UN Pushes For More Peacekeepers In CAR Amidst Intensifying Violence

Secretary-General of the United Nations, Antonio Guterres, has called for an extra 900 peacekeepers to be deployed in the Central African Republic. The request comes after an uptick in ethnic and religious-based violence against civilians in the country.

In a report to the United Nations Security Council, Guterres recommended an extra 900 troops be deployed to the Central African Republic. The existing United Nations peacekeeping force, the Multidimensional Integrated Stabilization Mission in the Central African Republic (MINUSCA), was deployed in 2014 and had been due to end on November 15, 2017. If Guterres’ recommendation is approved, the number of MINUSCA military personnel will increase to 11,650. According to Guterres, the additional troops will allow MINUSCA to influence security situations, rather than simply react to them, and protect civilians from growing violence. “Across the country, communal tensions are growing. Violence is spreading. And the humanitarian situation is deteriorating,” Guterres stated.
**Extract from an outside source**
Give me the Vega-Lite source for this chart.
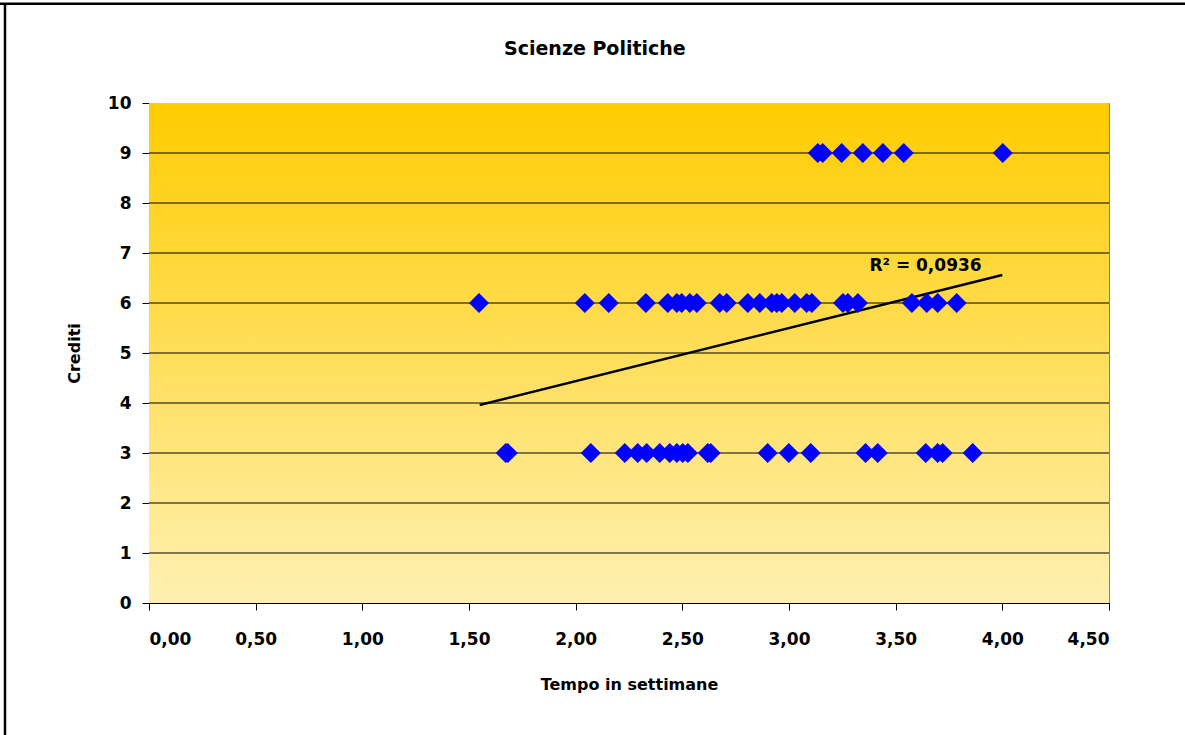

The Central African Republic is one of the most dangerous countries in the world for both civilians and peacekeepers. The country has been wracked by violence since late 2012, when the predominantly Muslim Seleka rebels overthrew the Christian president to seize power. Despite peaceful elections being held early last year, armed groups still control large swaths of the country. This year has seen a rise in sectarian violence, with United Nations Aid Chief, Stephen O’Brien, warning in August that there were “early warning signs of genocide” in the renewed clashes, and cautioning that “the risk of a relapse into another large-scale humanitarian crisis is imminent,” if the United Nations did not act.

Guterres’ call for more peacekeepers has been welcomed by human rights groups, who have documented increasingly violent attacks against civilians in recent months. In September, Amnesty International called for stronger action after MINUSCA failed to prevent a wave of brutal attacks against civilians in Basse-Kotto. Describing the peacekeeping force as “stretched thin,” the human rights group called for a review of MINUSCA’s capacity to carry out its mandate. The Senior Crisis Response Adviser, Joanne Mariner, acknowledges the many lives MINUSCA has saved in CAR, “their failures risk destroying public confidence in the peacekeeping mission and are putting thousands of people in danger.”

Human Rights Watch said it supported Guterres’ request for more peacekeepers, describing MINUSCA as “instrumental” to protecting civilians in the Central African Republic. Human Rights Watch’s Lewis Mudge expresses the alarming rate at which civilian killings have been occurring in the Central African Republic over the course of 2017, and how this has led to the desperate need for protection. Mudge also states, “The Security Council should give the mission the resources it needs to protect civilians, including sufficient troop numbers to respond to the resurgence of violence threatening civilians and to protect camps for displaced people.”

Guterres’ proposal for an increased peacekeeping presence in the Central African Republic is a crucial step towards getting the nation back on the path to peace, but it alone cannot solve the country’s problems. In a trip to the Central African Republic this week, Guterres rightly said, “Nowhere in the world has the use of force alone resolved a conflict. We therefore need not only more peacekeepers, but more political initiatives for peace.” Long-term peace will require the international community’s financial, logistical and political support for the nation’s recovery and peace-building efforts. It will also require sustained international attention to a conflict that Samantha Powers, then American ambassador to the United Nations, once called “the worst crisis most people have never heard of.”